## PROVIDED MATERIAL:
## START
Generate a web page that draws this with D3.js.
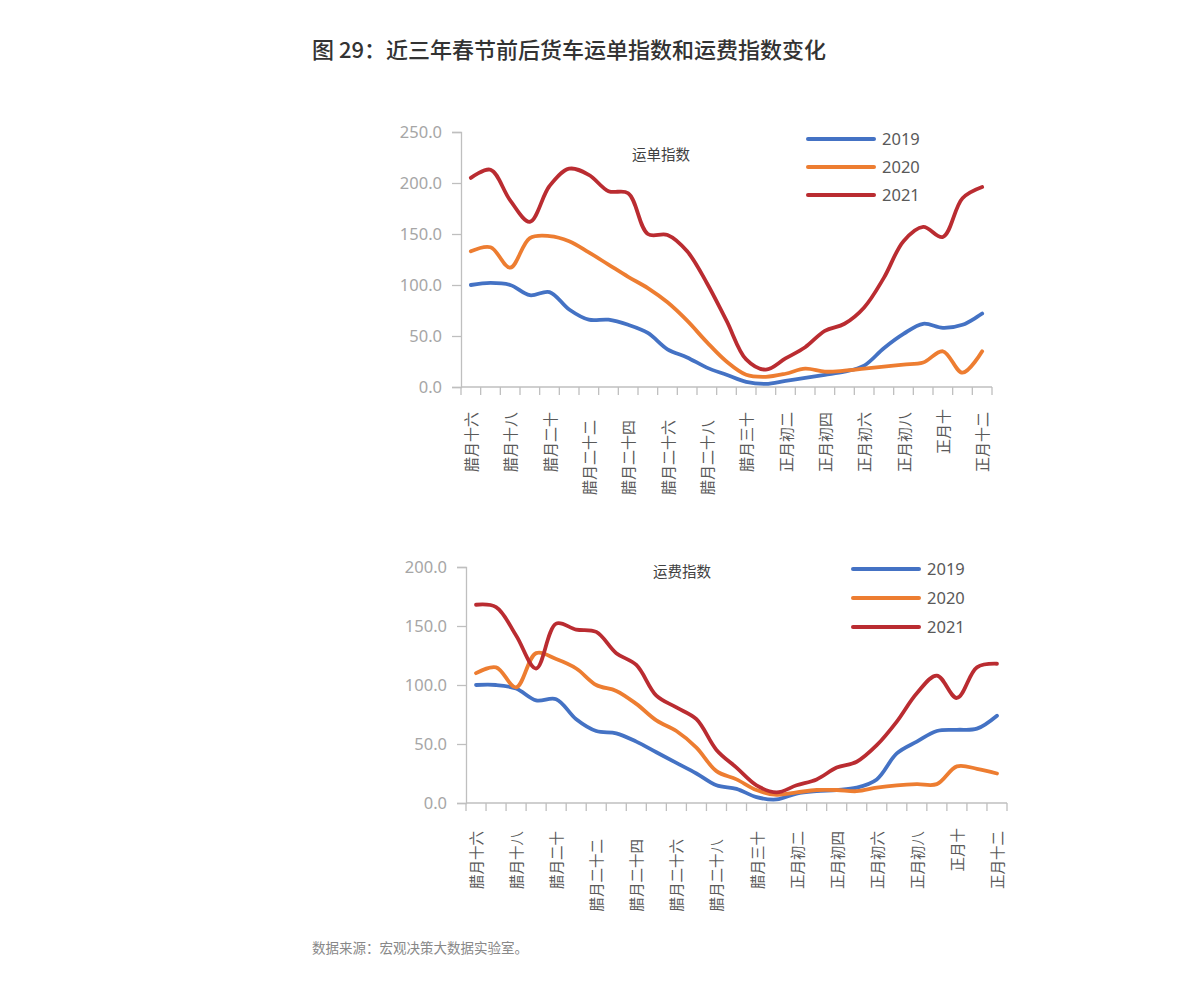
<!DOCTYPE html>
<html><head><meta charset="utf-8">
<script src="https://cdn.jsdelivr.net/npm/d3@7"></script>
<style>
body{margin:0;background:#fff;}
svg text{font-family:"Noto Sans CJK SC","Noto Sans",sans-serif;}
</style></head>
<body><svg id="c" width="1191" height="989"></svg>
<script>
const categories = ["腊月十六","腊月十七","腊月十八","腊月十九","腊月二十","腊月二十一","腊月二十二","腊月二十三","腊月二十四","腊月二十五","腊月二十六","腊月二十七","腊月二十八","腊月二十九","腊月三十","正月初一","正月初二","正月初三","正月初四","正月初五","正月初六","正月初七","正月初八","正月初九","正月十","正月十一","正月十二"];
const seriesNames = ["2019","2020","2021"];
const order2019 = [100,102,100,90,93,76,66,66,61,53,37,29,19,12,5,3,6,9,12,15,21,38,52,62,58,61,72];
const order2020 = [133,137,117,146,148,143,132,120,108,97,83,65,44,25,12,10,13,18,15,16,18,20,22,24,35,14,35];
const order2021 = [205,213,183,162,197,214,208,192,190,150,149,133,102,65,27,17,28,39,55,62,78,107,143,157,147,185,196];
const freight2019 = [100,100,97,87,88,71,61,59,52,43,34,25,15,12,5,3,8,10,11,13,20,42,52,61,62,63,74];
const freight2020 = [110,115,98,127,122,114,100,95,84,70,61,47,27,20,11,7,9,11,11,10,13,15,16,16,31,29,25];
const freight2021 = [168,166,142,114,152,147,145,127,117,91,81,71,45,30,15,9,15,20,30,35,49,69,93,108,89,115,118];
const orderTicks = [0,50,100,150,200,250];
const freightTicks = [0,50,100,150,200];
const titleText = "图 29：近三年春节前后货车运单指数和运费指数变化";
const sourceText = "数据来源：宏观决策大数据实验室。";
const colors = ["#4472C4","#ED7D31","#BA2C31"];

const svg = d3.select("#c");
svg.append("text").attr("x",312).attr("y",58).attr("font-size",22).attr("font-weight",500)
  .attr("fill","#333").text(titleText);
svg.append("text").attr("x",312).attr("y",953).attr("font-size",13.5)
  .attr("fill","#888").text(sourceText);

function drawChart(cfg){
  const g = svg.append("g");
  const x = d3.scaleBand().domain(categories).range([cfg.x0,cfg.x1]).padding(0);
  const y = d3.scaleLinear().domain([0,cfg.ymax]).range([cfg.yb,cfg.yt]);
  const axisCol = "#bfbfbf";
  const ya = g.append("g").attr("transform",`translate(${cfg.x0},0)`)
    .call(d3.axisLeft(y).tickValues(cfg.ticks).tickFormat(d3.format(".1f")).tickSizeOuter(0).tickSize(9).tickPadding(10));
  ya.select(".domain").attr("stroke",axisCol).attr("stroke-width",1.3);
  ya.selectAll(".tick line").attr("stroke",axisCol).attr("stroke-width",1.3);
  ya.selectAll(".tick text").attr("fill","#a6a6a6").attr("font-size",16.5)
    .style("font-family","'Noto Sans','Noto Sans CJK SC',sans-serif");
  const xa = g.append("g");
  xa.append("line").attr("x1",cfg.x0).attr("x2",cfg.x1).attr("y1",cfg.yb).attr("y2",cfg.yb)
    .attr("stroke",axisCol).attr("stroke-width",1.3);
  const bounds = categories.map(c=>x(c)).concat([cfg.x1]);
  xa.selectAll("line.tk").data(bounds).join("line").attr("class","tk")
    .attr("x1",d=>d).attr("x2",d=>d).attr("y1",cfg.yb).attr("y2",cfg.yb+8)
    .attr("stroke",axisCol).attr("stroke-width",1.3);
  const labeled = categories.filter((c,i)=>i%2===0);
  xa.selectAll("text.lb").data(labeled).join("text").attr("class","lb")
    .attr("transform",d=>{
      const off = d.length===5 ? 8 : (d.length===3 ? -3 : 0);
      return `translate(${x(d)+x.bandwidth()/2+6},${cfg.labelTop+off}) rotate(-90)`;
    })
    .attr("text-anchor","end").attr("font-size",cfg.labelSize).attr("fill","#595959")
    .text(d=>d);
  const line = d3.line().x((d,i)=>x(categories[i])+x.bandwidth()/2).y(d=>y(d))
    .curve(d3.curveCatmullRom.alpha(0.5));
  cfg.series.forEach((s,k)=>{
    g.append("path").datum(s).attr("d",line).attr("fill","none")
      .attr("stroke",colors[k]).attr("stroke-width",3.8)
      .attr("stroke-linecap","round").attr("stroke-linejoin","round");
  });
  g.append("text").attr("x",cfg.lblX).attr("y",cfg.lblY).attr("font-size",14.5).attr("fill","#404040").text(cfg.label);
  seriesNames.forEach((n,k)=>{
    const yy = cfg.legY + k*cfg.legGap;
    g.append("line").attr("x1",cfg.legX).attr("x2",cfg.legX+66).attr("y1",yy).attr("y2",yy)
      .attr("stroke",colors[k]).attr("stroke-width",4).attr("stroke-linecap","round");
    g.append("text").attr("x",cfg.legX+74).attr("y",yy+6).attr("font-size",16.5).attr("fill","#595959")
      .style("font-family","'Noto Sans','Noto Sans CJK SC',sans-serif").text(n);
  });
}

drawChart({x0:461,x1:992,yt:132,yb:387,ymax:250,ticks:orderTicks,
  series:[order2019,order2020,order2021],label:"运单指数",lblX:632,lblY:160,
  legX:808,legY:139,legGap:28,labelTop:412,labelSize:15});
drawChart({x0:466,x1:1007,yt:567,yb:803,ymax:200,ticks:freightTicks,
  series:[freight2019,freight2020,freight2021],label:"运费指数",lblX:653,lblY:577,
  legX:853,legY:569,legGap:29,labelTop:831,labelSize:14.5});
</script></body></html>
## END
## JOB:
Leave the pictures out and output the rest of the listing exactly.

## EXERCISE OUTPUT:
Generate a web page that draws this with D3.js.
<!DOCTYPE html>
<html><head><meta charset="utf-8">
<script src="https://cdn.jsdelivr.net/npm/d3@7"></script>
<style>
body{margin:0;background:#fff;}
svg text{font-family:"Noto Sans CJK SC","Noto Sans",sans-serif;}
</style></head>
<body><svg id="c" width="1191" height="989"></svg>
<script>
const categories = ["腊月十六","腊月十七","腊月十八","腊月十九","腊月二十","腊月二十一","腊月二十二","腊月二十三","腊月二十四","腊月二十五","腊月二十六","腊月二十七","腊月二十八","腊月二十九","腊月三十","正月初一","正月初二","正月初三","正月初四","正月初五","正月初六","正月初七","正月初八","正月初九","正月十","正月十一","正月十二"];
const seriesNames = ["2019","2020","2021"];
const order2019 = [100,102,100,90,93,76,66,66,61,53,37,29,19,12,5,3,6,9,12,15,21,38,52,62,58,61,72];
const order2020 = [133,137,117,146,148,143,132,120,108,97,83,65,44,25,12,10,13,18,15,16,18,20,22,24,35,14,35];
const order2021 = [205,213,183,162,197,214,208,192,190,150,149,133,102,65,27,17,28,39,55,62,78,107,143,157,147,185,196];
const freight2019 = [100,100,97,87,88,71,61,59,52,43,34,25,15,12,5,3,8,10,11,13,20,42,52,61,62,63,74];
const freight2020 = [110,115,98,127,122,114,100,95,84,70,61,47,27,20,11,7,9,11,11,10,13,15,16,16,31,29,25];
const freight2021 = [168,166,142,114,152,147,145,127,117,91,81,71,45,30,15,9,15,20,30,35,49,69,93,108,89,115,118];
const orderTicks = [0,50,100,150,200,250];
const freightTicks = [0,50,100,150,200];
const titleText = "图 29：近三年春节前后货车运单指数和运费指数变化";
const sourceText = "数据来源：宏观决策大数据实验室。";
const colors = ["#4472C4","#ED7D31","#BA2C31"];

const svg = d3.select("#c");
svg.append("text").attr("x",312).attr("y",58).attr("font-size",22).attr("font-weight",500)
  .attr("fill","#333").text(titleText);
svg.append("text").attr("x",312).attr("y",953).attr("font-size",13.5)
  .attr("fill","#888").text(sourceText);

function drawChart(cfg){
  const g = svg.append("g");
  const x = d3.scaleBand().domain(categories).range([cfg.x0,cfg.x1]).padding(0);
  const y = d3.scaleLinear().domain([0,cfg.ymax]).range([cfg.yb,cfg.yt]);
  const axisCol = "#bfbfbf";
  const ya = g.append("g").attr("transform",`translate(${cfg.x0},0)`)
    .call(d3.axisLeft(y).tickValues(cfg.ticks).tickFormat(d3.format(".1f")).tickSizeOuter(0).tickSize(9).tickPadding(10));
  ya.select(".domain").attr("stroke",axisCol).attr("stroke-width",1.3);
  ya.selectAll(".tick line").attr("stroke",axisCol).attr("stroke-width",1.3);
  ya.selectAll(".tick text").attr("fill","#a6a6a6").attr("font-size",16.5)
    .style("font-family","'Noto Sans','Noto Sans CJK SC',sans-serif");
  const xa = g.append("g");
  xa.append("line").attr("x1",cfg.x0).attr("x2",cfg.x1).attr("y1",cfg.yb).attr("y2",cfg.yb)
    .attr("stroke",axisCol).attr("stroke-width",1.3);
  const bounds = categories.map(c=>x(c)).concat([cfg.x1]);
  xa.selectAll("line.tk").data(bounds).join("line").attr("class","tk")
    .attr("x1",d=>d).attr("x2",d=>d).attr("y1",cfg.yb).attr("y2",cfg.yb+8)
    .attr("stroke",axisCol).attr("stroke-width",1.3);
  const labeled = categories.filter((c,i)=>i%2===0);
  xa.selectAll("text.lb").data(labeled).join("text").attr("class","lb")
    .attr("transform",d=>{
      const off = d.length===5 ? 8 : (d.length===3 ? -3 : 0);
      return `translate(${x(d)+x.bandwidth()/2+6},${cfg.labelTop+off}) rotate(-90)`;
    })
    .attr("text-anchor","end").attr("font-size",cfg.labelSize).attr("fill","#595959")
    .text(d=>d);
  const line = d3.line().x((d,i)=>x(categories[i])+x.bandwidth()/2).y(d=>y(d))
    .curve(d3.curveCatmullRom.alpha(0.5));
  cfg.series.forEach((s,k)=>{
    g.append("path").datum(s).attr("d",line).attr("fill","none")
      .attr("stroke",colors[k]).attr("stroke-width",3.8)
      .attr("stroke-linecap","round").attr("stroke-linejoin","round");
  });
  g.append("text").attr("x",cfg.lblX).attr("y",cfg.lblY).attr("font-size",14.5).attr("fill","#404040").text(cfg.label);
  seriesNames.forEach((n,k)=>{
    const yy = cfg.legY + k*cfg.legGap;
    g.append("line").attr("x1",cfg.legX).attr("x2",cfg.legX+66).attr("y1",yy).attr("y2",yy)
      .attr("stroke",colors[k]).attr("stroke-width",4).attr("stroke-linecap","round");
    g.append("text").attr("x",cfg.legX+74).attr("y",yy+6).attr("font-size",16.5).attr("fill","#595959")
      .style("font-family","'Noto Sans','Noto Sans CJK SC',sans-serif").text(n);
  });
}

drawChart({x0:461,x1:992,yt:132,yb:387,ymax:250,ticks:orderTicks,
  series:[order2019,order2020,order2021],label:"运单指数",lblX:632,lblY:160,
  legX:808,legY:139,legGap:28,labelTop:412,labelSize:15});
drawChart({x0:466,x1:1007,yt:567,yb:803,ymax:200,ticks:freightTicks,
  series:[freight2019,freight2020,freight2021],label:"运费指数",lblX:653,lblY:577,
  legX:853,legY:569,legGap:29,labelTop:831,labelSize:14.5});
</script></body></html>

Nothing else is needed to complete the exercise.